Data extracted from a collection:
□ □ □
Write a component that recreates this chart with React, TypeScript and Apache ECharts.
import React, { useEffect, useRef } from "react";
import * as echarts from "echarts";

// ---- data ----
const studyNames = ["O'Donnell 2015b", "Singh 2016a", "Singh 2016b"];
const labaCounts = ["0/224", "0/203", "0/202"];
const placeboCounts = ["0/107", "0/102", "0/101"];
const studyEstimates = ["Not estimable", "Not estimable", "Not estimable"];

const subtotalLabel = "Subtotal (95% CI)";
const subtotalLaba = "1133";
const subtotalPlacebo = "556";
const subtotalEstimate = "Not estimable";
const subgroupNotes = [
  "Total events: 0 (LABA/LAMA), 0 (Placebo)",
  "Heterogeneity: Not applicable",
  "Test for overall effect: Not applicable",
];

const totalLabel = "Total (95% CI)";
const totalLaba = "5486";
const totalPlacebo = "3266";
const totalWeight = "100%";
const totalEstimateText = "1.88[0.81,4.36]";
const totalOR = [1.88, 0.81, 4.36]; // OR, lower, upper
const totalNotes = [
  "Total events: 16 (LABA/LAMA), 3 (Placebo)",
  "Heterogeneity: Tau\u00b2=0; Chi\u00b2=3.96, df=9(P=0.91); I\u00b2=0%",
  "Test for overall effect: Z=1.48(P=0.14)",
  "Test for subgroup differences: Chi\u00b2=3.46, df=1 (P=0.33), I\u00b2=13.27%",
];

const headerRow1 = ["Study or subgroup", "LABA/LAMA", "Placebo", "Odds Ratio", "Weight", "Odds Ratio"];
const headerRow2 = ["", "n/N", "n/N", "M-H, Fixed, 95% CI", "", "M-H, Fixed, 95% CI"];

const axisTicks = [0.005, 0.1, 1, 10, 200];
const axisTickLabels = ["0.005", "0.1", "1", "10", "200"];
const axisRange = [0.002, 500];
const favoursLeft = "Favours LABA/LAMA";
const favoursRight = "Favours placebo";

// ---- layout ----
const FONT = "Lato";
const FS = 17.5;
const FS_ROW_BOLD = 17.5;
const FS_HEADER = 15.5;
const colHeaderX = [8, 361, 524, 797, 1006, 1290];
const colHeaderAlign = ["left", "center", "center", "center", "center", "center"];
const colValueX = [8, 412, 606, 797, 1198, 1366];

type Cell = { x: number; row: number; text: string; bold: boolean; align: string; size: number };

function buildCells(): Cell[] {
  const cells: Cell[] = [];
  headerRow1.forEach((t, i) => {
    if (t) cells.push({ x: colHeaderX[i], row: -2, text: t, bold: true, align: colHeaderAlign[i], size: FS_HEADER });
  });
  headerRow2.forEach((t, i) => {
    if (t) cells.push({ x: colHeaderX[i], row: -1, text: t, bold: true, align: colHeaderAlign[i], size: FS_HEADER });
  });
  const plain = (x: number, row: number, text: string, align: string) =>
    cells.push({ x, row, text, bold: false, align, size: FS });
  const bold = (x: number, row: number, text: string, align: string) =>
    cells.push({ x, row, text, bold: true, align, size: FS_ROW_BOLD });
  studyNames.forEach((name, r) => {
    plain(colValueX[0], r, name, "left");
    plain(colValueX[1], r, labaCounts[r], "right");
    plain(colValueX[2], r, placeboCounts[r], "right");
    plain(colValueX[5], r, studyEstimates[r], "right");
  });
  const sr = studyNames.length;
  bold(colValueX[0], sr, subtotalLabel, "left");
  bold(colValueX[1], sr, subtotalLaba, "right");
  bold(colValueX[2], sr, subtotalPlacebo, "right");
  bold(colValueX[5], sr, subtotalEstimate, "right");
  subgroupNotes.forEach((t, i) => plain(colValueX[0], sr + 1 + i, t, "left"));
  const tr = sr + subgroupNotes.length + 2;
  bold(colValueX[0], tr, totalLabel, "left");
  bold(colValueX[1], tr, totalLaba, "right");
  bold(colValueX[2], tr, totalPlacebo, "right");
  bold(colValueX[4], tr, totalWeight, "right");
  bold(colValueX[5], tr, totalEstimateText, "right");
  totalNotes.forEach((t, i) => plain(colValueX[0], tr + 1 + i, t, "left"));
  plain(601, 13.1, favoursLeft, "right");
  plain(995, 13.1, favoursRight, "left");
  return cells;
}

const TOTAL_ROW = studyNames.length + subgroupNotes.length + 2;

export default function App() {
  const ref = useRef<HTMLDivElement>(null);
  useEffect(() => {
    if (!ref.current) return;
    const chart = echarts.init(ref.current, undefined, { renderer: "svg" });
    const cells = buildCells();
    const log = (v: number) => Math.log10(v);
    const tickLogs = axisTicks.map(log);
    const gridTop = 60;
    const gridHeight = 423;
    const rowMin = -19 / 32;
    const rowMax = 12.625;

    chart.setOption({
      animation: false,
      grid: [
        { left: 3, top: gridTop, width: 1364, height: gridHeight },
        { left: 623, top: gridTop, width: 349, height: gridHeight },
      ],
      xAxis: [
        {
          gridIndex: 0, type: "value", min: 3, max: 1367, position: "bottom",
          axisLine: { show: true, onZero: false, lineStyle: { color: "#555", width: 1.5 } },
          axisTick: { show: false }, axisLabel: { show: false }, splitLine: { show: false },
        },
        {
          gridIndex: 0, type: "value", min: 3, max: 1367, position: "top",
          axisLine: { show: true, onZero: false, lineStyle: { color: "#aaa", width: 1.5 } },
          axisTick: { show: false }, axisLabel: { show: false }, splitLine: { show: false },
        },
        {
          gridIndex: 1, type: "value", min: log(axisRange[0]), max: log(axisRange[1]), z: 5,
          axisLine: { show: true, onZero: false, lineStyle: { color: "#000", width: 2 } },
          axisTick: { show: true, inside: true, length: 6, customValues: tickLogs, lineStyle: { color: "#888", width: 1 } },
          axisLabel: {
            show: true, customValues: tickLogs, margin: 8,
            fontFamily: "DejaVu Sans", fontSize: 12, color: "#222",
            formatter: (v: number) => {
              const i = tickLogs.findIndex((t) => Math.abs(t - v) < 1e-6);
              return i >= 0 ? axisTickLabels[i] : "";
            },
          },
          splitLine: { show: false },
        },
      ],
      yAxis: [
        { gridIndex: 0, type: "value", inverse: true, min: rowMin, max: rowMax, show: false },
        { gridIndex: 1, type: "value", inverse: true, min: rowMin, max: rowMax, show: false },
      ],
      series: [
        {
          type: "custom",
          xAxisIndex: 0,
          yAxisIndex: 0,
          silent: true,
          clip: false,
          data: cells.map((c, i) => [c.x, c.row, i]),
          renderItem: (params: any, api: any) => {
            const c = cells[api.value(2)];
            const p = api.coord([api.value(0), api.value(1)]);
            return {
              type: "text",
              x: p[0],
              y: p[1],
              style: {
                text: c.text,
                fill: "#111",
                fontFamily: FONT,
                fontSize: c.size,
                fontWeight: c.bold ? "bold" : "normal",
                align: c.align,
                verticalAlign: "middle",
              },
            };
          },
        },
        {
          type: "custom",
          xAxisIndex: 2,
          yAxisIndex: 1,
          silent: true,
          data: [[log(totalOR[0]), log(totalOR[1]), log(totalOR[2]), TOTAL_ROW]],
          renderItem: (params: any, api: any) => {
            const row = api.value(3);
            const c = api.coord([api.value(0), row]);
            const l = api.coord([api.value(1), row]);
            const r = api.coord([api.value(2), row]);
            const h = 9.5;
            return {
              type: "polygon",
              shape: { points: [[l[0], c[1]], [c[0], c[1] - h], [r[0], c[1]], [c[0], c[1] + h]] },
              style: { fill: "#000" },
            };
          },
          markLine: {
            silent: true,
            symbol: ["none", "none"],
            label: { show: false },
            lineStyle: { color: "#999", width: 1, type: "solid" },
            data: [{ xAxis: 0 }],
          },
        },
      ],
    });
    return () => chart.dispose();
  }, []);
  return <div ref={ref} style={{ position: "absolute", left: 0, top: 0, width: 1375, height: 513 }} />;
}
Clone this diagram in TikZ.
□ □ □
> **What the task requires**: Restate all of the entries above precisely.

> **Answer for this exercise**:
Write a component that recreates this chart with React, TypeScript and Apache ECharts.
import React, { useEffect, useRef } from "react";
import * as echarts from "echarts";

// ---- data ----
const studyNames = ["O'Donnell 2015b", "Singh 2016a", "Singh 2016b"];
const labaCounts = ["0/224", "0/203", "0/202"];
const placeboCounts = ["0/107", "0/102", "0/101"];
const studyEstimates = ["Not estimable", "Not estimable", "Not estimable"];

const subtotalLabel = "Subtotal (95% CI)";
const subtotalLaba = "1133";
const subtotalPlacebo = "556";
const subtotalEstimate = "Not estimable";
const subgroupNotes = [
  "Total events: 0 (LABA/LAMA), 0 (Placebo)",
  "Heterogeneity: Not applicable",
  "Test for overall effect: Not applicable",
];

const totalLabel = "Total (95% CI)";
const totalLaba = "5486";
const totalPlacebo = "3266";
const totalWeight = "100%";
const totalEstimateText = "1.88[0.81,4.36]";
const totalOR = [1.88, 0.81, 4.36]; // OR, lower, upper
const totalNotes = [
  "Total events: 16 (LABA/LAMA), 3 (Placebo)",
  "Heterogeneity: Tau\u00b2=0; Chi\u00b2=3.96, df=9(P=0.91); I\u00b2=0%",
  "Test for overall effect: Z=1.48(P=0.14)",
  "Test for subgroup differences: Chi\u00b2=3.46, df=1 (P=0.33), I\u00b2=13.27%",
];

const headerRow1 = ["Study or subgroup", "LABA/LAMA", "Placebo", "Odds Ratio", "Weight", "Odds Ratio"];
const headerRow2 = ["", "n/N", "n/N", "M-H, Fixed, 95% CI", "", "M-H, Fixed, 95% CI"];

const axisTicks = [0.005, 0.1, 1, 10, 200];
const axisTickLabels = ["0.005", "0.1", "1", "10", "200"];
const axisRange = [0.002, 500];
const favoursLeft = "Favours LABA/LAMA";
const favoursRight = "Favours placebo";

// ---- layout ----
const FONT = "Lato";
const FS = 17.5;
const FS_ROW_BOLD = 17.5;
const FS_HEADER = 15.5;
const colHeaderX = [8, 361, 524, 797, 1006, 1290];
const colHeaderAlign = ["left", "center", "center", "center", "center", "center"];
const colValueX = [8, 412, 606, 797, 1198, 1366];

type Cell = { x: number; row: number; text: string; bold: boolean; align: string; size: number };

function buildCells(): Cell[] {
  const cells: Cell[] = [];
  headerRow1.forEach((t, i) => {
    if (t) cells.push({ x: colHeaderX[i], row: -2, text: t, bold: true, align: colHeaderAlign[i], size: FS_HEADER });
  });
  headerRow2.forEach((t, i) => {
    if (t) cells.push({ x: colHeaderX[i], row: -1, text: t, bold: true, align: colHeaderAlign[i], size: FS_HEADER });
  });
  const plain = (x: number, row: number, text: string, align: string) =>
    cells.push({ x, row, text, bold: false, align, size: FS });
  const bold = (x: number, row: number, text: string, align: string) =>
    cells.push({ x, row, text, bold: true, align, size: FS_ROW_BOLD });
  studyNames.forEach((name, r) => {
    plain(colValueX[0], r, name, "left");
    plain(colValueX[1], r, labaCounts[r], "right");
    plain(colValueX[2], r, placeboCounts[r], "right");
    plain(colValueX[5], r, studyEstimates[r], "right");
  });
  const sr = studyNames.length;
  bold(colValueX[0], sr, subtotalLabel, "left");
  bold(colValueX[1], sr, subtotalLaba, "right");
  bold(colValueX[2], sr, subtotalPlacebo, "right");
  bold(colValueX[5], sr, subtotalEstimate, "right");
  subgroupNotes.forEach((t, i) => plain(colValueX[0], sr + 1 + i, t, "left"));
  const tr = sr + subgroupNotes.length + 2;
  bold(colValueX[0], tr, totalLabel, "left");
  bold(colValueX[1], tr, totalLaba, "right");
  bold(colValueX[2], tr, totalPlacebo, "right");
  bold(colValueX[4], tr, totalWeight, "right");
  bold(colValueX[5], tr, totalEstimateText, "right");
  totalNotes.forEach((t, i) => plain(colValueX[0], tr + 1 + i, t, "left"));
  plain(601, 13.1, favoursLeft, "right");
  plain(995, 13.1, favoursRight, "left");
  return cells;
}

const TOTAL_ROW = studyNames.length + subgroupNotes.length + 2;

export default function App() {
  const ref = useRef<HTMLDivElement>(null);
  useEffect(() => {
    if (!ref.current) return;
    const chart = echarts.init(ref.current, undefined, { renderer: "svg" });
    const cells = buildCells();
    const log = (v: number) => Math.log10(v);
    const tickLogs = axisTicks.map(log);
    const gridTop = 60;
    const gridHeight = 423;
    const rowMin = -19 / 32;
    const rowMax = 12.625;

    chart.setOption({
      animation: false,
      grid: [
        { left: 3, top: gridTop, width: 1364, height: gridHeight },
        { left: 623, top: gridTop, width: 349, height: gridHeight },
      ],
      xAxis: [
        {
          gridIndex: 0, type: "value", min: 3, max: 1367, position: "bottom",
          axisLine: { show: true, onZero: false, lineStyle: { color: "#555", width: 1.5 } },
          axisTick: { show: false }, axisLabel: { show: false }, splitLine: { show: false },
        },
        {
          gridIndex: 0, type: "value", min: 3, max: 1367, position: "top",
          axisLine: { show: true, onZero: false, lineStyle: { color: "#aaa", width: 1.5 } },
          axisTick: { show: false }, axisLabel: { show: false }, splitLine: { show: false },
        },
        {
          gridIndex: 1, type: "value", min: log(axisRange[0]), max: log(axisRange[1]), z: 5,
          axisLine: { show: true, onZero: false, lineStyle: { color: "#000", width: 2 } },
          axisTick: { show: true, inside: true, length: 6, customValues: tickLogs, lineStyle: { color: "#888", width: 1 } },
          axisLabel: {
            show: true, customValues: tickLogs, margin: 8,
            fontFamily: "DejaVu Sans", fontSize: 12, color: "#222",
            formatter: (v: number) => {
              const i = tickLogs.findIndex((t) => Math.abs(t - v) < 1e-6);
              return i >= 0 ? axisTickLabels[i] : "";
            },
          },
          splitLine: { show: false },
        },
      ],
      yAxis: [
        { gridIndex: 0, type: "value", inverse: true, min: rowMin, max: rowMax, show: false },
        { gridIndex: 1, type: "value", inverse: true, min: rowMin, max: rowMax, show: false },
      ],
      series: [
        {
          type: "custom",
          xAxisIndex: 0,
          yAxisIndex: 0,
          silent: true,
          clip: false,
          data: cells.map((c, i) => [c.x, c.row, i]),
          renderItem: (params: any, api: any) => {
            const c = cells[api.value(2)];
            const p = api.coord([api.value(0), api.value(1)]);
            return {
              type: "text",
              x: p[0],
              y: p[1],
              style: {
                text: c.text,
                fill: "#111",
                fontFamily: FONT,
                fontSize: c.size,
                fontWeight: c.bold ? "bold" : "normal",
                align: c.align,
                verticalAlign: "middle",
              },
            };
          },
        },
        {
          type: "custom",
          xAxisIndex: 2,
          yAxisIndex: 1,
          silent: true,
          data: [[log(totalOR[0]), log(totalOR[1]), log(totalOR[2]), TOTAL_ROW]],
          renderItem: (params: any, api: any) => {
            const row = api.value(3);
            const c = api.coord([api.value(0), row]);
            const l = api.coord([api.value(1), row]);
            const r = api.coord([api.value(2), row]);
            const h = 9.5;
            return {
              type: "polygon",
              shape: { points: [[l[0], c[1]], [c[0], c[1] - h], [r[0], c[1]], [c[0], c[1] + h]] },
              style: { fill: "#000" },
            };
          },
          markLine: {
            silent: true,
            symbol: ["none", "none"],
            label: { show: false },
            lineStyle: { color: "#999", width: 1, type: "solid" },
            data: [{ xAxis: 0 }],
          },
        },
      ],
    });
    return () => chart.dispose();
  }, []);
  return <div ref={ref} style={{ position: "absolute", left: 0, top: 0, width: 1375, height: 513 }} />;
}
Clone this diagram in TikZ.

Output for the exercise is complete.